A posting at the knowledgeboard gives a list of 42 books that anyone starting in KM may find useful.
Well 42 is a little too many for starters, so here is my list of 5 and some rationale for the choices:
* Deep smarts
A new book (2005) from Dorothy Leonard and Walter Swap (remember Wellsprings of Knowledge?) that looks at the nature of practical wisdom. Experience-based competence takes time to acquire, is difficult to transfer and is related to intuition, beliefs, tacit models and awareness. This is very timely book as boomers leave the workforce in droves.
* Communities of practice
Etienne Wenger's classic that sets the ground for understanding social learning, reification, participation and domain. This book delivers new insights with every reading. Deep, basic and timeless.
* Working knowledge
Davenport and Prusak's 1998, primer for the KM practitioner. This covers the essential concepts of codification and personalization, the role of people vs. technology and the value of knowledge to business.
* Enabling knowledge creation
My favorite book on people related KM. The power of community, communication, conversation, content and context. Many savvy answers to eternal problems of cultural change and making KM happen within business. Do not pass this one by.
* Learning to fly
Collison & Parcell tell it like it is. A useful narrative of how to do KM within a large company. Learning before, while and after is a fundamental revisit of techniques for getting KM done.
Wonder what others have on that special spot in their bookshelf??

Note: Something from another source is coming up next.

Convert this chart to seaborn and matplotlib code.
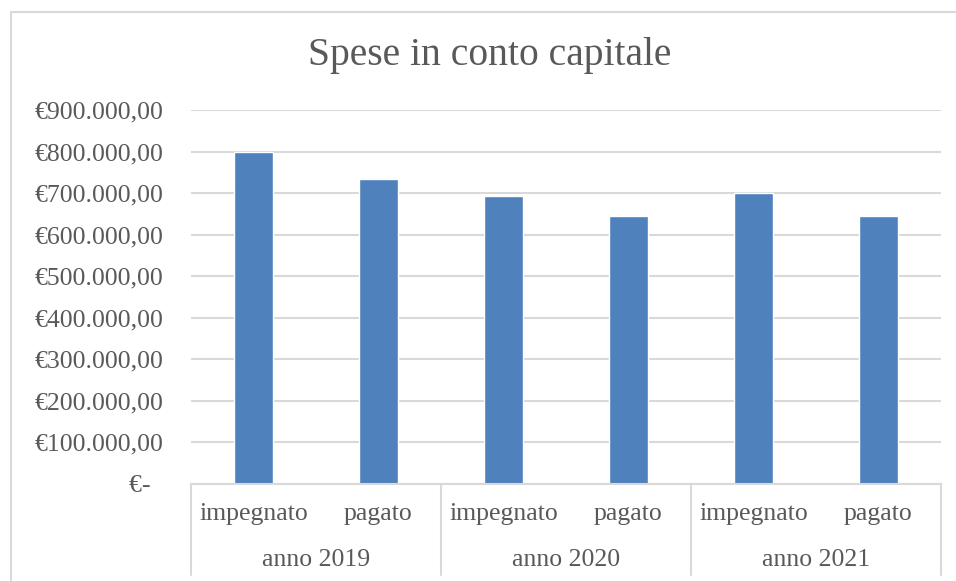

Been working in KM space for a couple of years now but only just 'finding my own way'. Found some of your '5' posts really good - and a better approach than complete lists with little or no personal attachment. I am currently reading 'Key Issues in The New Knowledge Management' McElroy and Firestone - it's not easy going but my application is paying off. Some heavy critisim of Cynefin and other approaches. Will be posting a review on my blog soon (will also put on Amazon). Has anyone read this book? Any comments?